Tuesday, 3 January 2012

democracy 2

saw quite an interesting article on the BBC website today, which addresses some of  the issues I discussed yesterday. Dont let the title fool you, its more balanced than it seems.

Heart of the matter is that the primary elections currently ongoing in the US seems to select for the more extreme candidates (if you're not a republican puritan, all the PR power I mentioned before will be turned against you from multiple candidates). That means that the splinter groups at the extreme edges of the US political spectrum are overrated, which might go a long way towards explaining the frequent partisan lockups of government we've been seeing.

California (and a few others) have tried to change this, by allowing ALL registered voters to vote in the primaries (proposition 14 (California, 2010) and initiative 872 (Washington, 2004)). So both Democrates and Republicans get to vote for their favorite candidate, no matter from which party they are. This way the centrists would have an advantage (after all, a democrat will dislike a teaparty candidate more than a centrist, who will therefore pick up the vote of some centrist democratic voters and vice versa), paving the way for a less divisive political environment. The swing voters would enhance this effect dramatically, and the chance for independent candidates would be substantially greater. This sounds great to me! More sane politicians, with less party luggage leads to more pragmatic politics.
So far the bill seems to surviving the legal attacks levelled against it from both parties. Lets see how it holds.
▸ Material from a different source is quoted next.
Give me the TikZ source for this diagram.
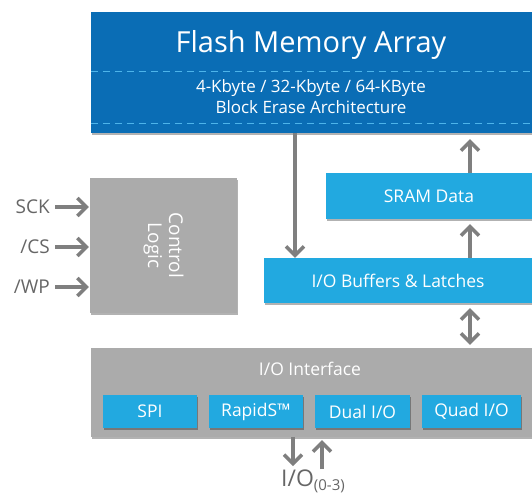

A few of the comments left under the BBC article I started with:

18.
pun_gent 
2ND JANUARY 2012 - 22:26
The NYT nailed this issue by pointing out that a requirement for ideological purity has narrowed the field to those who are either clueless enough to believe the dogma, or those cynical enough to claim they do despite knowing better. 


17.
 Dan S 
2ND JANUARY 2012 - 22:18
The media is anointing the candidates based on their entertainment value rather than their policies.


10.
 Theowyn 
2ND JANUARY 2012 - 21:19
The evangelicals have hijacked the GOP. XXXX XXXXXXXX and his ilk have driven all moderation and reason from the party's discourse.


5.
 Nineva 
2ND JANUARY 2012 - 20:51
I live in the US Midwest, not far from Iowa. This country's politics lacks common sense. People vote against their interests, they're more influenced by ideologies rather than reasoning. US journalists rarely help either, as the reality-show mentality demands reporting outlandish claims as facts.


19.
 Meg 
2ND JANUARY 2012 - 22:29
Unfortunately I am actively embarrassed by the way our election process is "working" this time around. We can't afford to vote for anyone based on their entertainment value, but since the majority seems to be focused on immediate gratification & self-righteousness, it looks like the biggest 'star' will get the job - regardless of their policies or lack of common sense.


66.
 g02 
6 HOURS AGO
this is what a country, even the wealthiest, begins to look like when its educational system declines sharply and access is limited. Fundamentalists & morons thrive in ignorance. Don't give them a cess pool in which to breed, because they will - like wildfire.